Equity culture vs bonus culture

Paul Graham has a new essay on the challenges of concepts of property that don’t work.  For instance, ownership of smells, which might work on a moonbase selling air with distinctive scents to people, but strikes us as a foolish use of property here on earth.  Graham compares this with the problems in the music and movie industries, where claims of ownership have been extended to a range of new forms of copying and transmission:

Ultimately it comes down to common sense. When you’re abusing the legal system by trying to use mass lawsuits against randomly chosen people as a form of exemplary punishment, or lobbying for laws that would break the Internet if they passed, that’s ipso facto evidence you’re using a definition of property that doesn’t work.

Universities haven’t quite gotten so far as mass lawsuits, but they are pushing a claim to property that extends beyond mere inventions (which is bad enough) to include know how, expertise, and the like.  These are forms of property that “don’t work” in university research settings.   There is only so far one can go forcing the issue with policy demands.

With regard to the music and movie industries, Graham argues that there is a problem of “short-term greed”:

the underlying problem with the labels and studios is that the people who run them are driven by bonuses rather than equity.

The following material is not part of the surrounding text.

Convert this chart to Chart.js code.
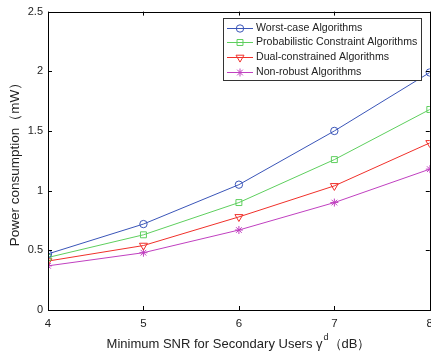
<!DOCTYPE html>
<html>
<head>
<meta charset="utf-8">
<script src="https://cdn.jsdelivr.net/npm/chart.js@4/dist/chart.umd.min.js"></script>
<style>
  html, body { margin: 0; padding: 0; background: #fff; overflow: hidden; }
  #wrap { width: 440px; height: 355px; position: relative; }
</style>
</head>
<body>
<div id="wrap"><canvas id="chart" width="440" height="355"></canvas></div>
<script>
// ====== data ======
const snr = [4, 5, 6, 7, 8];
const worstCase = [0.47, 0.72, 1.05, 1.50, 1.99];
const probabilistic = [0.44, 0.63, 0.90, 1.26, 1.68];
const dualConstrained = [0.41, 0.54, 0.78, 1.04, 1.40];
const nonRobust = [0.37, 0.48, 0.67, 0.90, 1.18];
const yTicks = [0, 0.5, 1, 1.5, 2, 2.5];

const FONT = "'Liberation Sans', Arial, sans-serif";

// ====== box + inward ticks + axis titles ======
const boxPlugin = {
  id: "box",
  afterDraw(c) {
    const ctx = c.ctx, a = c.chartArea;
    const xs = c.scales.x, ys = c.scales.y;
    ctx.save();
    ctx.strokeStyle = "#000";
    ctx.lineWidth = 1;
    ctx.strokeRect(Math.round(a.left) + 0.5, Math.round(a.top) + 0.5,
      Math.round(a.right - a.left), Math.round(a.bottom - a.top));
    ctx.beginPath();
    snr.forEach(v => {
      const x = Math.round(xs.getPixelForValue(v)) + 0.5;
      ctx.moveTo(x, a.bottom); ctx.lineTo(x, a.bottom - 4);
      ctx.moveTo(x, a.top); ctx.lineTo(x, a.top + 4);
    });
    yTicks.forEach(v => {
      const y = Math.round(ys.getPixelForValue(v)) + 0.5;
      ctx.moveTo(a.left, y); ctx.lineTo(a.left + 4, y);
      ctx.moveTo(a.right, y); ctx.lineTo(a.right - 4, y);
    });
    ctx.stroke();

    // y title
    ctx.fillStyle = "#222";
    ctx.font = "13.5px " + FONT;
    ctx.textAlign = "center";
    ctx.textBaseline = "middle";
    ctx.save();
    ctx.translate(15, 161);
    ctx.rotate(-Math.PI / 2);
    ctx.fillText("Power consumption（mW）", 0, 0);
    ctx.restore();

    // x title with superscript
    const main = "Minimum SNR for Secondary Users γ";
    const sup = "d";
    const tail = "（dB）";
    ctx.font = "13px " + FONT;
    const w1 = ctx.measureText(main).width;
    const w3 = ctx.measureText(tail).width;
    ctx.font = "9px " + FONT;
    const w2 = ctx.measureText(sup).width;
    const total = w1 + w2 + w3;
    let x0 = 238 - total / 2;
    const yb = 348;
    ctx.textAlign = "left";
    ctx.textBaseline = "alphabetic";
    ctx.font = "13px " + FONT;
    ctx.fillText(main, x0, yb);
    ctx.font = "9px " + FONT;
    ctx.fillText(sup, x0 + w1 + 1, yb - 8);
    ctx.font = "13px " + FONT;
    ctx.fillText(tail, x0 + w1 + w2 + 1, yb);
    ctx.restore();
  }
};

function series(label, data, color, style, radius, rotation) {
  return {
    label, data,
    borderColor: color,
    backgroundColor: "rgba(0,0,0,0)",
    borderWidth: 1,
    pointStyle: style,
    pointRadius: radius,
    pointRotation: rotation || 0,
    pointBorderColor: color,
    pointBackgroundColor: "rgba(0,0,0,0)",
    pointBorderWidth: 1,
    tension: 0
  };
}

const chart = new Chart(document.getElementById("chart"), {
  type: "line",
  data: {
    datasets: [
      series("Worst-case Algorithms", snr.map((x, i) => ({ x, y: worstCase[i] })), "#3a55b8", "circle", 3.7),
      series("Probabilistic Constraint Algorithms", snr.map((x, i) => ({ x, y: probabilistic[i] })), "#5ecf5e", "rect", 4.2),
      series("Dual-constrained Algorithms", snr.map((x, i) => ({ x, y: dualConstrained[i] })), "#f0302a", "triangle", 4.6, 180),
      series("Non-robust Algorithms", snr.map((x, i) => ({ x, y: nonRobust[i] })), "#c040c0", "star", 4)
    ]
  },
  options: {
    responsive: false,
    animation: false,
    layout: { padding: { top: 6, right: 8, left: 0, bottom: 0 } },
    plugins: {
      legend: { display: false },
      tooltip: { enabled: false }
    },
    scales: {
      x: {
        type: "linear",
        min: 4, max: 8,
        afterFit: s => { s.height = 45; },
        afterBuildTicks: s => { s.ticks = snr.map(v => ({ value: v })); },
        grid: { display: false, drawTicks: false },
        border: { display: false },
        ticks: { color: "#222", font: { family: FONT, size: 11.5 }, padding: 7, maxRotation: 0,
                 callback: v => String(v) }
      },
      y: {
        min: 0, max: 2.5,
        afterFit: s => { s.width = 48; },
        afterBuildTicks: s => { s.ticks = yTicks.map(v => ({ value: v })); },
        grid: { display: false, drawTicks: false },
        border: { display: false },
        ticks: { color: "#222", font: { family: FONT, size: 11 }, padding: 5,
                 callback: v => String(v) }
      }
    }
  },
  plugins: [boxPlugin, {
    id: "legendBox",
    afterDraw(c) {
      const ctx = c.ctx;
      const lx = 223, ly = 18, lw = 198, lh = 62;
      ctx.save();
      ctx.fillStyle = "#fff";
      ctx.fillRect(lx, ly, lw, lh);
      ctx.strokeStyle = "#333";
      ctx.lineWidth = 1;
      ctx.strokeRect(lx + 0.5, ly + 0.5, lw, lh);
      c.data.datasets.forEach((d, i) => {
        const y = Math.round(ly + 9.5 + i * 14.7) + 0.5;
        ctx.strokeStyle = d.borderColor;
        ctx.lineWidth = 1;
        ctx.beginPath();
        ctx.moveTo(227, y);
        ctx.lineTo(253, y);
        ctx.stroke();
        ctx.fillStyle = "rgba(0,0,0,0)";
        Chart.helpers.drawPoint(ctx, {
          pointStyle: d.pointStyle, radius: d.pointRadius, rotation: d.pointRotation,
          borderWidth: 1
        }, 240, y);
        ctx.fillStyle = "#222";
        ctx.font = "10.6px " + FONT;
        ctx.textBaseline = "middle";
        ctx.textAlign = "left";
        ctx.fillText(d.label, 256, y);
      });
      ctx.restore();
    }
  }]
});
</script>
</body>
</html>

If they were driven by equity they’d be looking for ways to take advantage of technological change instead of fighting it. But building new things takes too long. Their bonuses depend on this year’s revenues, and the best way to increase those is to extract more money from stuff they do already.

Something similar is going on at our universities.  The “equity” that matters is the long-term value of the university’s activities to the community, as evidenced by the many ways in which university faculty, staff, and students take up the challenges of the community and assist, and discover and develop new things that people find, later, of value.   Cash from licensing university-claimed inventions is a form of bonus.  Building the new things, the technological and social change by which research and community engage–that apparently takes too long.  How long?  Perhaps a decade or more. And how long does it take to undermine those relationships and put people and their organizations back a score of years in terms of trust? Maybe a year or two.

How much are university administrators undoing in terms of long-term public trust–equity in universities–simply by transmogrifying faculty dedication of IP to the university as an agent into a university demand based on employment?  That sort of change reflects a move from institutional equity culture to bonus culture.   The dull shock, then, is to realize that the change advocated by administrators from dedication of IP to employment demand also changes the royalty sharing schedule from the part the inventors are dedicating to the university–part of equity culture–to a pitch by the university that faculty also adopt the bonus culture the administrators have adopted.   In this way, text that itself doesn’t change, such as a royalty sharing policy, comes to represent something entirely different as the circumstances around it change.  This is one of the great defects of piece-meal change of university IP policies, especially when some pieces of the change are defective or inept and later changes attempt to harmonize those defects into something that at least sounds coherent, as if non-contradictoriness is a sign that the policy must have been “improved”.